YOUR TASK: Would you return the run of lines that starts at the one with "Generate a Python" and ends at the one with "plt.rcParams['font.family'] = ['Liberation", ends included, exactly as written and without the images?
★ ★ ★ ★ ★ ★ ★
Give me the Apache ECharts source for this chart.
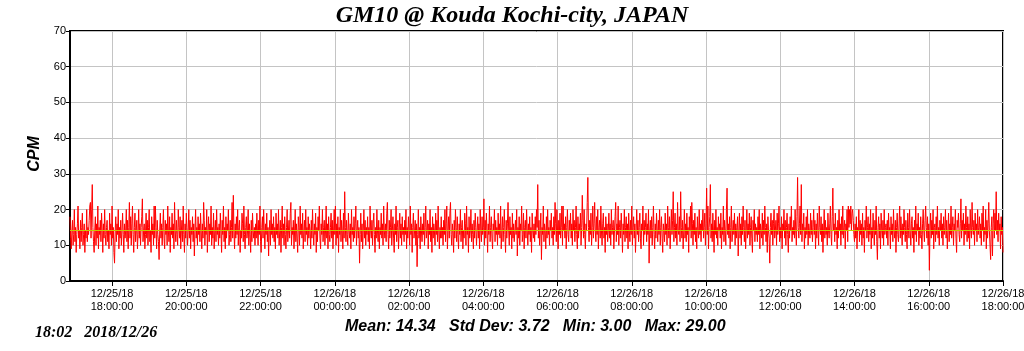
<!DOCTYPE html>
<html>
<head>
<meta charset="utf-8">
<script src="https://cdn.jsdelivr.net/npm/echarts@6/dist/echarts.min.js"></script>
<style>html,body{margin:0;padding:0;background:#fff}#c{width:1024px;height:351px}</style>
</head>
<body>
<div id="c"></div>
<script>
// ---- data ----
const startTime = '2018-12-25T16:52:00';
const stepMinutes = 1;
const cpmValues = [
18,12,9,14,17,10,13,20,11,15,8,13,16,21,12,14,9,17,11,15,19,10,13,16,8,14,12,20,11,15,
13,17,21,22,12,20,27,15,11,8,14,18,10,16,12,21,9,15,13,17,11,19,14,8,16,12,20,13,10,15,
17,11,14,9,19,13,16,10,21,12,15,8,5,14,18,11,16,13,20,9,15,12,17,10,14,19,13,8,16,12,
14,20,11,17,9,15,22,12,18,10,16,21,13,8,15,19,11,14,17,9,13,20,12,16,10,15,18,23,11,14,
16,9,13,19,12,17,10,15,20,11,14,8,18,13,16,10,21,12,21,15,9,17,13,11,6,14,19,12,16,10,
15,20,12,9,17,13,16,10,21,14,11,18,8,15,13,19,12,16,9,22,14,11,17,13,10,20,15,12,18,9,
14,17,11,21,13,8,16,12,19,15,10,14,20,12,17,9,15,13,18,11,16,7,14,20,12,15,10,18,13,16,
11,19,14,9,16,12,22,17,10,15,13,20,8,14,18,11,16,13,21,10,15,12,19,9,14,17,11,20,13,15,
10,16,12,19,14,8,17,13,21,11,15,9,18,12,16,14,20,10,13,17,11,15,22,12,24,14,9,16,12,18,
13,20,10,15,17,8,14,12,19,16,11,21,13,9,15,18,12,14,20,10,16,13,8,17,11,19,14,12,15,10,
16,12,19,14,10,17,13,21,11,8,15,18,12,20,14,9,16,13,19,11,15,7,14,17,10,20,13,16,12,18,
11,15,9,19,13,16,12,20,10,14,17,8,15,21,12,16,10,18,13,9,15,20,11,14,17,12,19,22,10,15,
13,17,9,14,20,11,16,12,8,18,15,10,21,13,16,12,19,9,14,17,11,20,13,15,10,18,12,16,14,9,
17,12,20,14,10,16,13,19,8,15,11,18,14,21,12,9,16,13,20,11,15,17,10,14,21,12,16,9,18,13,
11,15,19,12,17,9,14,20,13,21,10,16,12,18,8,15,13,20,11,17,14,9,19,12,25,15,11,17,13,10,
19,14,12,16,9,20,13,15,11,18,12,16,21,10,14,17,12,15,5,13,19,11,16,9,14,20,12,17,10,15,
13,18,11,15,9,21,14,12,17,10,16,19,13,8,15,12,20,14,11,17,9,15,13,19,12,16,10,21,14,12,
16,11,19,22,13,9,17,12,15,20,10,14,18,12,8,16,13,21,11,15,17,9,14,19,12,16,10,18,13,15,
11,17,13,20,9,15,12,18,14,10,21,13,16,8,15,19,12,14,17,10,16,4,13,20,12,15,9,18,14,11,
16,13,19,10,15,21,12,14,17,9,16,13,20,11,15,8,18,12,16,14,10,19,13,17,11,21,14,9,15,12,
18,12,15,10,17,13,20,11,16,21,9,14,18,12,19,22,13,10,16,14,8,17,12,20,15,11,18,13,9,16,
13,20,11,15,17,9,14,12,19,16,10,21,13,15,8,18,12,14,20,11,16,13,9,17,12,19,15,10,14,18,
12,16,9,20,14,11,18,13,15,23,10,17,12,19,14,8,16,13,21,11,15,18,12,9,16,14,20,11,17,13,
15,10,19,13,16,12,21,9,14,18,11,15,20,13,8,17,12,16,22,14,10,18,13,15,9,19,12,16,11,14,
17,13,20,7,15,12,18,10,16,14,21,11,13,19,9,15,17,12,20,14,10,16,13,18,11,15,8,19,14,12,
16,11,18,13,20,15,27,12,17,10,14,19,6,15,13,21,11,16,14,9,18,12,20,13,15,10,17,14,19,12,
15,10,18,13,22,16,11,20,14,9,17,13,19,12,15,21,10,21,14,16,12,18,9,15,20,13,11,17,14,19,
12,16,10,20,14,17,11,15,21,13,9,18,12,16,14,19,10,15,24,17,12,20,13,9,16,14,22,29,15,11,
17,13,19,10,15,21,12,16,22,14,11,18,13,20,9,15,17,12,21,14,10,16,19,12,15,8,18,13,16,11,
14,19,12,16,10,20,13,15,17,9,14,18,22,11,16,13,21,10,15,17,12,19,14,8,16,13,20,11,15,18,
12,16,9,19,14,11,17,13,21,10,15,18,12,16,8,14,20,13,17,11,15,19,12,9,16,14,21,10,17,13,
15,19,11,16,13,20,5,14,17,12,18,10,15,21,13,9,16,12,19,14,11,17,13,20,10,15,18,12,8,16,
14,11,19,13,16,10,21,15,12,18,9,14,20,13,17,25,11,15,19,12,16,10,22,14,13,18,11,25,15,12,
17,9,14,20,12,16,11,19,13,15,8,18,14,21,12,22,16,10,17,13,19,11,15,9,18,14,12,20,13,16,
11,17,14,20,12,15,19,10,16,26,13,21,9,15,18,27,12,16,11,19,14,8,17,13,20,12,15,10,18,14,
16,12,19,9,15,13,21,11,17,14,10,20,26,13,16,12,18,9,15,21,11,14,17,13,19,10,16,12,15,18,
7,14,19,12,16,10,18,13,21,15,11,17,9,14,20,12,16,13,19,10,15,18,12,8,17,14,20,11,16,13,
15,11,18,13,20,9,16,14,12,19,10,17,13,21,15,11,16,8,18,14,12,5,15,19,13,17,10,16,20,12,
14,17,10,19,13,16,21,11,15,12,18,9,16,14,20,12,17,10,15,19,13,8,16,12,18,14,21,11,15,13,
17,12,20,14,10,18,29,15,12,16,21,13,27,11,16,14,19,9,15,12,18,13,20,10,16,14,12,19,13,17,
11,15,20,13,17,9,16,12,19,14,10,21,15,13,18,11,16,8,14,20,12,17,13,15,10,19,14,12,16,21,
13,10,18,26,14,16,11,19,13,15,9,17,12,20,14,16,10,18,13,21,12,15,17,9,16,14,20,11,21,15,
20,16,21,14,19,20,17,13,11,16,12,18,9,15,14,20,11,17,13,16,10,19,12,15,8,17,14,21,12,15,
18,11,16,13,20,9,15,12,19,14,10,17,13,21,11,6,15,18,12,16,9,19,14,12,17,10,20,13,15,16,
12,17,10,19,14,15,9,18,13,16,11,20,14,12,17,8,15,19,13,11,16,21,12,18,14,10,16,13,20,15,
11,17,13,9,19,15,12,20,14,10,16,18,12,15,8,17,13,21,11,16,14,19,10,15,12,18,13,9,16,20,
14,11,17,21,15,12,18,10,16,3,14,19,12,17,13,20,9,15,16,11,18,13,21,12,15,10,17,14,19,12,
16,10,18,13,15,20,12,17,9,14,19,11,16,13,21,12,15,18,10,16,14,20,12,8,17,15,19,13,11,16,
23,12,17,14,19,10,16,13,21,15,11,18,12,16,9,20,14,12,22,15,13,17,10,19,14,16,11,20,13,15,
18,12,16,10,19,14,21,11,15,13,20,9,17,12,16,22,14,10,6,15,18,7,16,20,12,19,14,25,13,17,
11,19,14,16,9,18,13,15,8
];
const tickLabels = [
'12/25/18 18:00:00','12/25/18 20:00:00','12/25/18 22:00:00',
'12/26/18 00:00:00','12/26/18 02:00:00','12/26/18 04:00:00',
'12/26/18 06:00:00','12/26/18 08:00:00','12/26/18 10:00:00',
'12/26/18 12:00:00','12/26/18 14:00:00','12/26/18 16:00:00',
'12/26/18 18:00:00'
];
const meanValue = 14.34;
const titleText = 'GM10 @ Kouda Kochi-city, JAPAN';
const stampText = '18:02   2018/12/26';
const statsText = 'Mean: 14.34   Std Dev: 3.72   Min: 3.00   Max: 29.00';

// ---- build categories ----
function pad(n){return (n<10?'0':'')+n;}
const t0 = new Date(startTime).getTime();
const categories = cpmValues.map((v,i)=>{
  const d = new Date(t0 + i*stepMinutes*60000);
  return pad(d.getMonth()+1)+'/'+pad(d.getDate())+'/'+pad(d.getFullYear()%100)+' '+
         pad(d.getHours())+':'+pad(d.getMinutes())+':00';
});
const tickSet = new Set(tickLabels);
const isTick = (idx, val) => tickSet.has(val);

const chart = echarts.init(document.getElementById('c'), null, {renderer:'canvas'});
chart.setOption({
  animation:false,
  backgroundColor:'#fff',
  grid:{left:70,right:21,top:31,bottom:70,show:true,borderColor:'#000',borderWidth:2,
        backgroundColor:'transparent',containLabel:false,outerBoundsMode:'none'},
  xAxis:{
    type:'category',
    data:categories,
    boundaryGap:false,
    axisLine:{lineStyle:{color:'#000',width:2}},
    axisTick:{show:true,interval:isTick,length:5,inside:false,lineStyle:{color:'#000'}},
    splitLine:{show:true,interval:isTick,lineStyle:{color:'#c4c4c4',width:1}},
    axisLabel:{interval:isTick,color:'#000',fontFamily:'Liberation Sans, Arial',fontSize:11,lineHeight:13,margin:6,
      formatter:(v)=>v.replace(' ','\n'), showMaxLabel:true, hideOverlap:false}
  },
  yAxis:{
    type:'value',min:0,max:70,interval:10,
    axisLine:{show:true,lineStyle:{color:'#000',width:2}},
    axisTick:{show:true,length:4,lineStyle:{color:'#000'}},
    splitLine:{show:true,lineStyle:{color:'#c4c4c4',width:1}},
    axisLabel:{color:'#000',fontFamily:'Liberation Sans, Arial',fontSize:11,margin:4}
  },
  series:[{
    type:'line',
    data:[],
    symbol:'none',
    z:1,
    markLine:{
      silent:true,symbol:'none',label:{show:false},
      lineStyle:{color:'#c8c800',width:1,type:'solid'},
      data:[{yAxis:meanValue}]
    }
  },{
    type:'line',
    data:cpmValues,
    showSymbol:false,
    symbol:'none',
    sampling:null,
    lineStyle:{color:'#ff0000',width:1},
    clip:true,
    z:3
  }],
  graphic:[
    {type:'text',x:512,y:16,style:{text:titleText,font:'italic bold 24px "Liberation Serif", "Times New Roman", serif',fill:'#000',align:'center',verticalAlign:'middle'}},
    {type:'text',x:35,y:154,rotation:Math.PI/2,style:{text:'CPM',font:'italic bold 16px "Liberation Sans", Arial, sans-serif',fill:'#000',align:'center',verticalAlign:'middle'}},
    {type:'text',x:35,y:333,style:{text:stampText,font:'italic bold 16px "Liberation Serif", "Times New Roman", serif',fill:'#000',align:'left',verticalAlign:'middle'}},
    {type:'text',x:345,y:327,style:{text:statsText,font:'italic bold 16px "Liberation Sans", Arial, sans-serif',fill:'#000',align:'left',verticalAlign:'middle'}}
  ]
});
</script>
</body>
</html>
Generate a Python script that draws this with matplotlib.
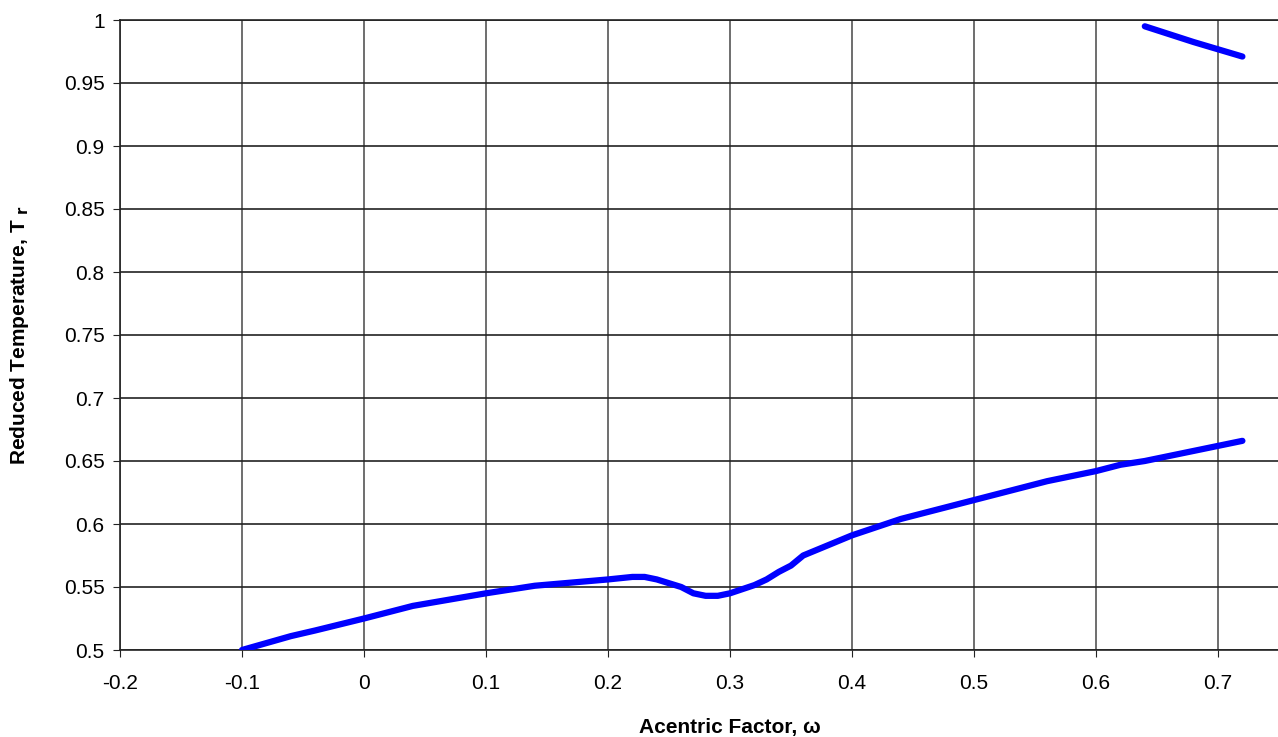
import matplotlib.pyplot as plt

plt.rcParams['font.family'] = ['Liberation Sans', 'DejaVu Sans']

# lower branch
omega_low = [-0.1, -0.06, -0.04, 0.0, 0.04, 0.1, 0.14, 0.2, 0.22, 0.23, 0.24, 0.26, 0.27, 0.28,
             0.29, 0.3, 0.32, 0.33, 0.34, 0.35, 0.36, 0.4, 0.44, 0.48, 0.5, 0.52, 0.56, 0.6,
             0.62, 0.64, 0.68, 0.72]
tr_low = [0.5, 0.511, 0.5155, 0.525, 0.535, 0.545, 0.551, 0.556, 0.558, 0.558, 0.556, 0.55, 0.545, 0.543,
          0.543, 0.545, 0.5515, 0.556, 0.562, 0.567, 0.575, 0.591, 0.604, 0.614, 0.619, 0.624, 0.634, 0.642,
          0.647, 0.65, 0.658, 0.666]

# upper branch
omega_up = [0.64, 0.68, 0.72]
tr_up = [0.995, 0.9825, 0.971]

fig = plt.figure(figsize=(12.78, 7.37), dpi=100)
ax = fig.add_axes([120/1278, 1 - 650/737, 1220/1278, 630/737])

ax.plot(omega_low, tr_low, color='#0000ff', lw=4.5, solid_capstyle='round', zorder=3)
ax.plot(omega_up, tr_up, color='#0000ff', lw=4.5, solid_capstyle='round', zorder=3)

ax.set_xlim(-0.2, 0.8)
ax.set_ylim(0.5, 1.0)
ax.set_xticks([-0.2, -0.1, 0, 0.1, 0.2, 0.3, 0.4, 0.5, 0.6, 0.7])
ax.set_xticklabels(['-0.2', '-0.1', '0', '0.1', '0.2', '0.3', '0.4', '0.5', '0.6', '0.7'])
yt = [0.5, 0.55, 0.6, 0.65, 0.7, 0.75, 0.8, 0.85, 0.9, 0.95, 1.0]
ax.set_yticks(yt)
ax.set_yticklabels(['0.5', '0.55', '0.6', '0.65', '0.7', '0.75', '0.8', '0.85', '0.9', '0.95', '1'])
ax.xaxis.grid(True, color='#555555', lw=1.2)
ax.yaxis.grid(True, color='#222222', lw=1.2)
ax.tick_params(labelsize=15, length=5, direction='out', color='#222222')
ax.tick_params(axis='x', pad=12)
ax.tick_params(axis='y', pad=6)
for s in ax.spines.values():
    s.set_color('#222222')
    s.set_linewidth(1.2)
ax.spines['right'].set_visible(False)

ax.set_xlabel('Acentric Factor, ω', fontsize=15, fontweight='bold', labelpad=18)
ax.set_ylabel(r'Reduced Temperature, T $_{\mathbf{r}}$', fontsize=15, fontweight='bold', labelpad=24)

fig.savefig('out.png', dpi=100)
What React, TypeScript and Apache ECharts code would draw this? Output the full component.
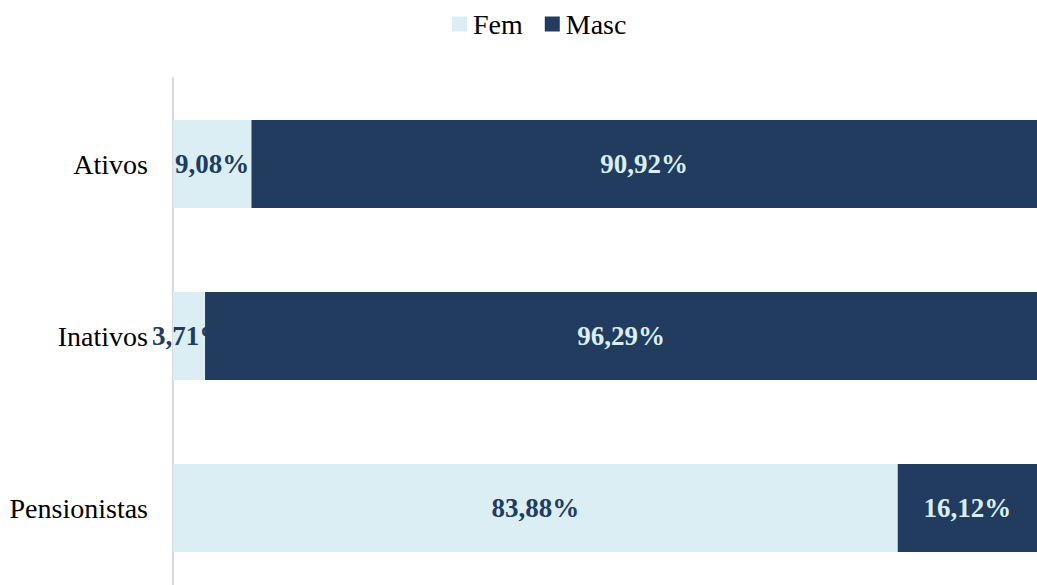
import React, { useEffect, useRef } from "react";
import * as echarts from "echarts";

const categories = ["Ativos", "Inativos", "Pensionistas"];
const femValues = [9.08, 3.71, 83.88];
const mascValues = [90.92, 96.29, 16.12];
const seriesNames = ["Fem", "Masc"];

const FEM_COLOR = "#DAEEF3";
const MASC_COLOR = "#213C5F";
const FONT = "'Liberation Serif', 'Times New Roman', serif";

const fmt = (v: number) => v.toFixed(2).replace(".", ",") + "%";

export default function App() {
  const ref = useRef<HTMLDivElement>(null);
  useEffect(() => {
    document.body.style.overflow = "hidden";
    if (!ref.current) return;
    const chart = echarts.init(ref.current, undefined, { renderer: "svg" });
    chart.setOption({
      animation: false,
      backgroundColor: "#ffffff",
      legend: {
        top: 10,
        left: 452,
        padding: 0,
        itemWidth: 15,
        itemHeight: 15,
        itemGap: 22,
        icon: "rect",
        textStyle: { fontFamily: FONT, fontSize: 28, color: "#000", padding: [0, 0, 0, 1] },
        data: seriesNames,
      },
      grid: { left: 173, right: 0, top: 78, height: 516, containLabel: false },
      xAxis: { type: "value", min: 0, max: 100, show: false },
      yAxis: {
        type: "category",
        data: categories,
        inverse: true,
        axisLine: { show: true, lineStyle: { color: "#d9d9d9", width: 2 } },
        axisTick: { show: false },
        axisLabel: { fontFamily: FONT, fontSize: 28, color: "#000", margin: 25 },
      },
      series: [
        {
          name: seriesNames[0],
          type: "bar",
          stack: "total",
          barWidth: 88,
          z: 2,
          itemStyle: { color: FEM_COLOR },
          label: {
            show: true,
            position: "inside",
            fontFamily: FONT,
            fontSize: 27,
            fontWeight: "bold",
            color: MASC_COLOR,
            formatter: (p: any) => fmt(p.value),
          },
          data: femValues,
        },
        {
          name: seriesNames[1],
          type: "bar",
          stack: "total",
          barWidth: 88,
          z: 3,
          itemStyle: { color: MASC_COLOR },
          label: {
            show: true,
            position: "inside",
            fontFamily: FONT,
            fontSize: 27,
            fontWeight: "bold",
            color: FEM_COLOR,
            formatter: (p: any) => fmt(p.value),
          },
          data: mascValues,
        },
      ],
    });
    return () => chart.dispose();
  }, []);
  return (
    <div
      ref={ref}
      style={{ position: "fixed", left: 0, top: 0, width: 1037, height: 600 }}
    />
  );
}
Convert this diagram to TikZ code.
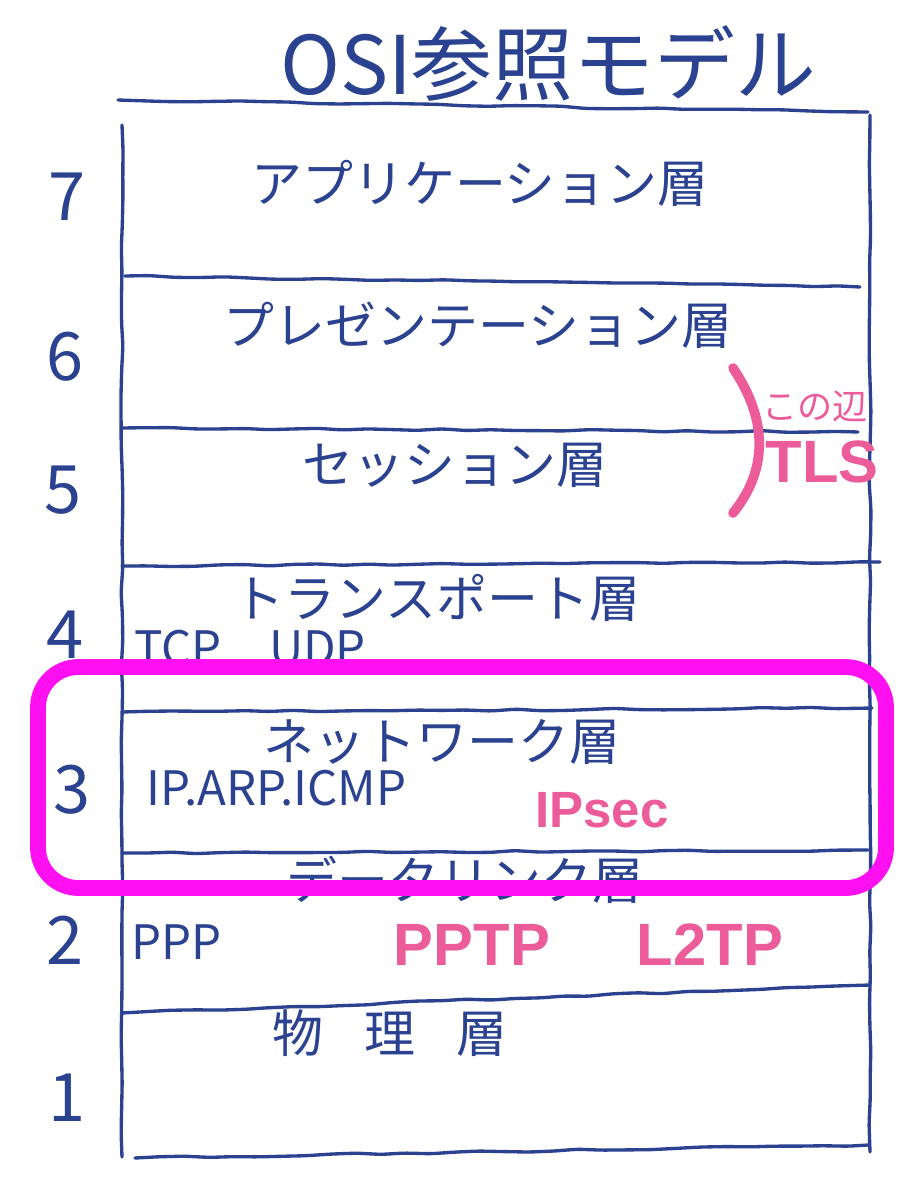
\documentclass[tikz,border=0pt]{standalone}
\usepackage{fontspec}
\setmainfont{Noto Sans CJK JP}
\newfontfamily\markerfont{Liberation Sans}
\usepackage{tikz}
\usetikzlibrary{positioning}
\usetikzlibrary{decorations.pathmorphing}
\definecolor{ink}{HTML}{2B4290}
\definecolor{marker}{HTML}{EC5C9A}
\definecolor{hilite}{HTML}{FF10F0}

\begin{document}
\begin{tikzpicture}[x=0.02cm,y=-0.02cm,
        pen/.style={ink,line width=1.9pt,line cap=round,decorate,
          decoration={random steps,segment length=14pt,amplitude=0.6pt},rounded corners=3pt},
        layer/.style={ink,font=\fontsize{29}{34}\selectfont},
        num/.style={ink,font=\fontsize{38}{44}\selectfont},
        proto/.style={ink,font=\fontsize{27}{32}\selectfont,anchor=west},
        note/.style={marker,font=\markerfont\bfseries\fontsize{34}{40}\selectfont}]
        \useasboundingbox[fill=white] (0,0) rectangle (911,1200);

        \node[ink,font=\fontsize{46}{54}\selectfont] (title) at (548,64) {OSI参照モデル};

        \draw[pen] (118,100) -- (868,112);
        \draw[pen] (122,125) -- (122,1157);
        \draw[pen] (870,115) -- (870,1152);
        \draw[pen] (125,276) -- (860,287);
        \draw[pen] (122,428) -- (858,432);
        \draw[pen] (122,566) -- (880,562);
        \draw[pen] (122,712) -- (872,708);
        \draw[pen] (122,853) -- (868,850);
        \draw[pen] (122,1013) -- (870,985);
        \draw[pen] (135,1158) -- (868,1145);

        \node[num] (n7) at (67,197) {7};
        \node[num] (n6) at (65,357) {6};
        \node[num] (n5) at (63,490) {5};
        \node[num] (n4) at (65,635) {4};
        \node[num] (n3) at (72,790) {3};
        \node[num] (n2) at (65,940) {2};
        \node[num] (n1) at (67,1098) {1};

        \node[layer] (l7) at (480,183) {アプリケーション層};
        \node[layer] (l6) at (478,325) {プレゼンテーション層};
        \node[layer] (l5) at (455,465) {セッション層};
        \node[layer] (l4) at (437,598) {トランスポート層};
        \node[layer] (l3) at (442,742) {ネットワーク層};
        \node[layer] (l2) at (465,880) {データリンク層};
        \node[layer] (l1) at (390,1033) {物\hspace{0.8em}理\hspace{0.8em}層};

        \node[proto] (tcpudp) at (128,648) {TCP\quad UDP};
        \node[proto] (iparp) at (140,788) {IP.ARP.ICMP};
        \node[proto] (ppp) at (125,942) {PPP};

        \draw[hilite,line width=9pt,rounded corners=23pt] (38,667) rectangle (886,888);

        \draw[marker,line width=5.5pt,line cap=round] (733,368) .. controls (768,420) and (768,470) .. (733,513);
        \node[marker,font=\fontsize{20}{24}\selectfont] (kono) at (815,406) {この辺};
        \node[note] (tls) at (822,462) {TLS};
        \node[note,font=\markerfont\bfseries\fontsize{29}{34}\selectfont] (ipsec) at (602,810) {IPsec};
        \node[note] (pptp) at (472,945) {PPTP};
        \node[note] (l2tp) at (710,945) {L2TP};
      \end{tikzpicture}
\end{document}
★ ★ ★ ★ ★ ★ ★
TASK OUTPUT:
Generate a Python script that draws this with matplotlib.
import matplotlib.pyplot as plt

plt.rcParams['font.family'] = ['Liberation Sans', 'DejaVu Sans']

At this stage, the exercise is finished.